Chatbots like ChatGPT might be as good as physicians when it comes to giving ophthalmology patients advice, according to an Aug. 25 report from Medscape.
A study published in an Aug. 22 edition of JAMA Network Open found that eight trained ophthalmologists were able to differentiate medical advice written by humans from advice written by chatbots with an accuracy of 61.3 percent.
The study, which looked at responses to 200 different eye care questions, concluded that chatbots might be just as effective at giving medical advice as trained physicians.

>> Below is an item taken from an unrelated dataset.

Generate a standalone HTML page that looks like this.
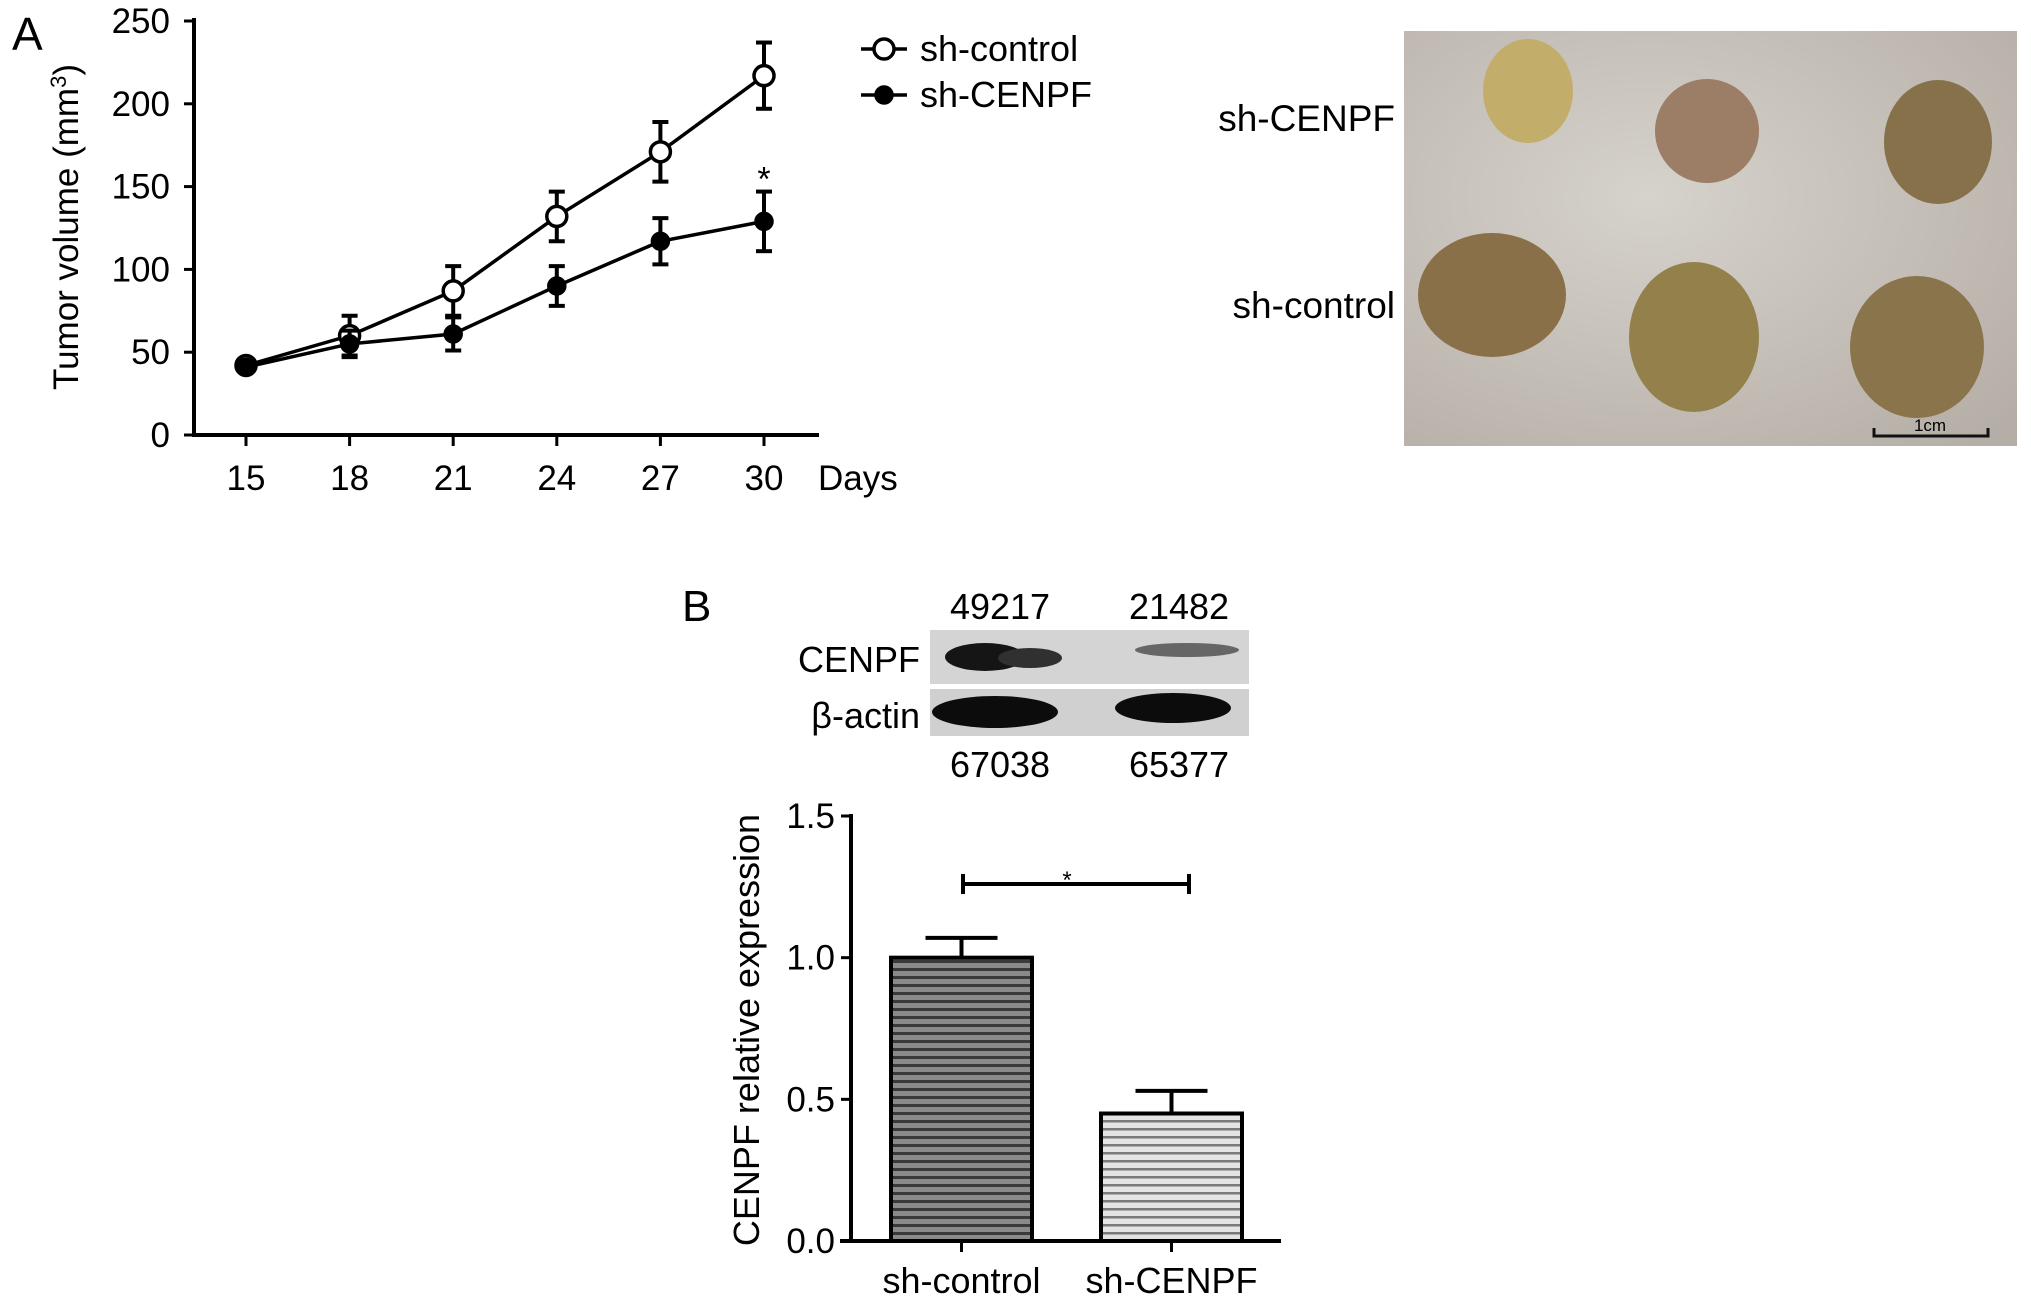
<!DOCTYPE html>
<html><head><meta charset="utf-8"><style>
html,body{margin:0;padding:0;background:#fff;}
svg{display:block;font-family:"Liberation Sans",sans-serif;}
</style></head><body>
<svg width="2031" height="1305" viewBox="0 0 2031 1305">
<defs>
<pattern id="p1" width="8" height="8" patternUnits="userSpaceOnUse"><rect width="8" height="8" fill="#8a8a8a"/><rect width="8" height="3" fill="#3a3a3a"/></pattern>
<pattern id="p2" width="8" height="8" patternUnits="userSpaceOnUse"><rect width="8" height="8" fill="#e4e4e4"/><rect width="8" height="2.5" fill="#7a7a7a"/></pattern>
<radialGradient id="bg" cx="0.4" cy="0.4" r="0.8"><stop offset="0" stop-color="#d6d2cc"/><stop offset="1" stop-color="#b5aea6"/></radialGradient>
</defs>
<text x="12" y="50" font-size="46">A</text>
<g id="lineChart"></g>
<g>
<rect x="1404" y="31" width="613" height="415" fill="url(#bg)"/>
<ellipse cx="1528" cy="91" rx="45" ry="52" fill="#c2ad6a"/>
<ellipse cx="1707" cy="131" rx="52" ry="52" fill="#9c7d65"/>
<ellipse cx="1938" cy="142" rx="54" ry="62" fill="#86714a"/>
<ellipse cx="1492" cy="295" rx="74" ry="62" fill="#8a7048"/>
<ellipse cx="1694" cy="337" rx="65" ry="75" fill="#93804a"/>
<ellipse cx="1917" cy="347" rx="67" ry="71" fill="#8a744c"/>
<path d="M1874 428 V436 H1988 V428" fill="none" stroke="#111" stroke-width="3"/>
<text x="1930" y="431" font-size="17" text-anchor="middle">1cm</text>
</g>
<text x="1395" y="131" font-size="37" text-anchor="end">sh-CENPF</text>
<text x="1395" y="318" font-size="37" text-anchor="end">sh-control</text>
<text x="682" y="621" font-size="44">B</text>
<g>
<rect x="930" y="630" width="319" height="54" fill="#d4d4d4"/>
<rect x="930" y="689" width="319" height="47" fill="#d0d0d0"/>
<ellipse cx="985" cy="657" rx="40" ry="14" fill="#151515"/>
<ellipse cx="1030" cy="658" rx="32" ry="10" fill="#303030"/>
<ellipse cx="1187" cy="650" rx="52" ry="7" fill="#666"/>
<ellipse cx="995" cy="712" rx="63" ry="16" fill="#0c0c0c"/>
<ellipse cx="1173" cy="708" rx="58" ry="15" fill="#0c0c0c"/>
</g>
<g font-size="36" text-anchor="middle">
<text x="1000" y="619">49217</text>
<text x="1179" y="619">21482</text>
<text x="1000" y="777">67038</text>
<text x="1179" y="777">65377</text>
<text x="920" y="672" text-anchor="end">CENPF</text>
<text x="920" y="728" text-anchor="end">β-actin</text>
</g>
<g id="barChart"></g>
</svg>
<script>
const NS="http://www.w3.org/2000/svg";
function mk(p,t,a,txt){const e=document.createElementNS(NS,t);for(const k in a)e.setAttribute(k,a[k]);if(txt!==undefined)e.textContent=txt;p.appendChild(e);return e;}
// Line chart data
const days=[15,18,21,24,27,30];
const controlVals=[42,60,87,132,171,217];
const controlErr=[0,12,15,15,18,20];
const cenpfVals=[41,55,61,90,117,129];
const cenpfErr=[0,8,10,12,14,18];
const yTicksA=[0,50,100,150,200,250];
const lc=document.getElementById('lineChart');
const xA=d=>246+(d-15)*(764-246)/15;
const yA=v=>435-v*(435-21)/250;
let e;
e=mk(lc,'line',{x1:194,y1:18,x2:194,y2:436,stroke:'#000','stroke-width':4});


e=mk(lc,'line',{x1:192,y1:435,x2:819,y2:435,stroke:'#000','stroke-width':4});


yTicksA.forEach(t=>{mk(lc,'line',{x1:184,y1:yA(t),x2:194,y2:yA(t),stroke:'#000','stroke-width':3});
e=mk(lc,'text',{x:170,y:yA(t)+12,'font-size':35,'text-anchor':'end'},t);

});
days.forEach(d=>{mk(lc,'line',{x1:xA(d),y1:435,x2:xA(d),y2:446,stroke:'#000','stroke-width':3});
e=mk(lc,'text',{x:xA(d),y:490,'font-size':35,'text-anchor':'middle'},d);

});
e=mk(lc,'text',{x:818,y:490,'font-size':35},'Days');


e=mk(lc,'text',{x:0,y:0,'font-size':35,'text-anchor':'middle',transform:'translate(78,227) rotate(-90)'});
e.innerHTML='Tumor volume (mm<tspan dy="-12" font-size="22">3</tspan><tspan dy="12">)</tspan>';


function series(vals,errs,filled,name){
 const g=mk(lc,'g',{});
 
 
 mk(g,'polyline',{points:days.map((d,i)=>xA(d)+','+yA(vals[i])).join(' '),fill:'none',stroke:'#000','stroke-width':3.5});
 days.forEach((d,i)=>{const x=xA(d);if(errs[i]>0){
  mk(g,'line',{x1:x,y1:yA(vals[i]-errs[i]),x2:x,y2:yA(vals[i]+errs[i]),stroke:'#000','stroke-width':4});
  mk(g,'line',{x1:x-8,y1:yA(vals[i]-errs[i]),x2:x+8,y2:yA(vals[i]-errs[i]),stroke:'#000','stroke-width':4});
  mk(g,'line',{x1:x-8,y1:yA(vals[i]+errs[i]),x2:x+8,y2:yA(vals[i]+errs[i]),stroke:'#000','stroke-width':4});}
  const p=mk(g,'circle',{cx:x,cy:yA(vals[i]),r:filled?8:10,fill:filled?'#000':'#fff',stroke:'#000','stroke-width':3.5});
  
  });
}
series(controlVals,controlErr,false,'series-sh-control');
series(cenpfVals,cenpfErr,true,'series-sh-cenpf');
e=mk(lc,'text',{x:xA(30),y:yA(155)+12,'font-size':34,'text-anchor':'middle'},'*');


// legend
[['sh-control',false,49],['sh-CENPF',true,95]].forEach(([n,f,y])=>{
 const g=mk(lc,'g',{});
 
 
 mk(g,'line',{x1:861,y1:y,x2:907,y2:y,stroke:'#000','stroke-width':3.5});
 mk(g,'circle',{cx:884,cy:y,r:f?8:10,fill:f?'#000':'#fff',stroke:'#000','stroke-width':3.5});
 mk(g,'text',{x:920,y:y+12,'font-size':36},n);
});
// Bar chart
const groups=['sh-control','sh-CENPF'];
const barVals=[1.0,0.45];
const barErr=[0.07,0.08];
const yTicksB=['0.0','0.5','1.0','1.5'];
const bc=document.getElementById('barChart');
const yB=v=>1241-v*(1241-816)/1.5;
const bx=[891,1101], bw=141;
e=mk(bc,'line',{x1:851,y1:814,x2:851,y2:1242,stroke:'#000','stroke-width':4});


e=mk(bc,'line',{x1:840,y1:1241,x2:1281,y2:1241,stroke:'#000','stroke-width':4});


yTicksB.forEach(t=>{const y=yB(parseFloat(t));mk(bc,'line',{x1:841,y1:y,x2:851,y2:y,stroke:'#000','stroke-width':3});
e=mk(bc,'text',{x:835,y:y+12,'font-size':35,'text-anchor':'end'},t);

});
groups.forEach((gname,i)=>{
 const x=bx[i],cx=x+bw/2;
 mk(bc,'line',{x1:cx,y1:yB(barVals[i]),x2:cx,y2:yB(barVals[i]+barErr[i]),stroke:'#000','stroke-width':4});
 mk(bc,'line',{x1:cx-36,y1:yB(barVals[i]+barErr[i]),x2:cx+36,y2:yB(barVals[i]+barErr[i]),stroke:'#000','stroke-width':4});
 const r=mk(bc,'rect',{x:x,y:yB(barVals[i]),width:bw,height:1241-yB(barVals[i]),fill:i?'url(#p2)':'url(#p1)',stroke:'#000','stroke-width':4});
 
 
 mk(bc,'line',{x1:cx,y1:1241,x2:cx,y2:1252,stroke:'#000','stroke-width':3});
 const t=mk(bc,'text',{x:cx,y:1293,'font-size':36,'text-anchor':'middle'},gname);
 
 
});
const sigY=yB(1.26);
e=mk(bc,'path',{d:`M963 ${sigY-10} V${sigY+10} M963 ${sigY} H1189 M1189 ${sigY-10} V${sigY+10}`,stroke:'#000','stroke-width':4,fill:'none'});


e=mk(bc,'text',{x:1067,y:sigY+4,'font-size':24,'text-anchor':'middle'},'*');


e=mk(bc,'text',{x:0,y:0,'font-size':36,'text-anchor':'middle',transform:'translate(759,1030) rotate(-90)'},'CENPF relative expression');


</script>
</body></html>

The likelihood of a chatbot response containing incorrect or inappropriate material was similar to human responses, with 77.4 percent of chatbot responses containing no incorrect information, compared to 75.4 percent for human responses. Potential harm from answers was deemed unlikely in 86.5 percent of the chatbot answers and 84 percent of the human answers.
The chatbot was more prone to fabricated responses, according to the report. For example, when asked whether cataract surgery could "shrink" the eye, it replied that "removal of the cataract can cause a decrease in the size of the eye."
Previous studies of ChatGPT's use in ophthalmology have shown varying results, with a 2023 study from Atlanta-based Emory University showing that ChatGPT-4 could appropriately diagnose an ophthalmic patient 93 percent of the time, while researchers from Canada claim that ChatGPT only answered 46 percent of questions correct on an ophthalmology board certification test prep module.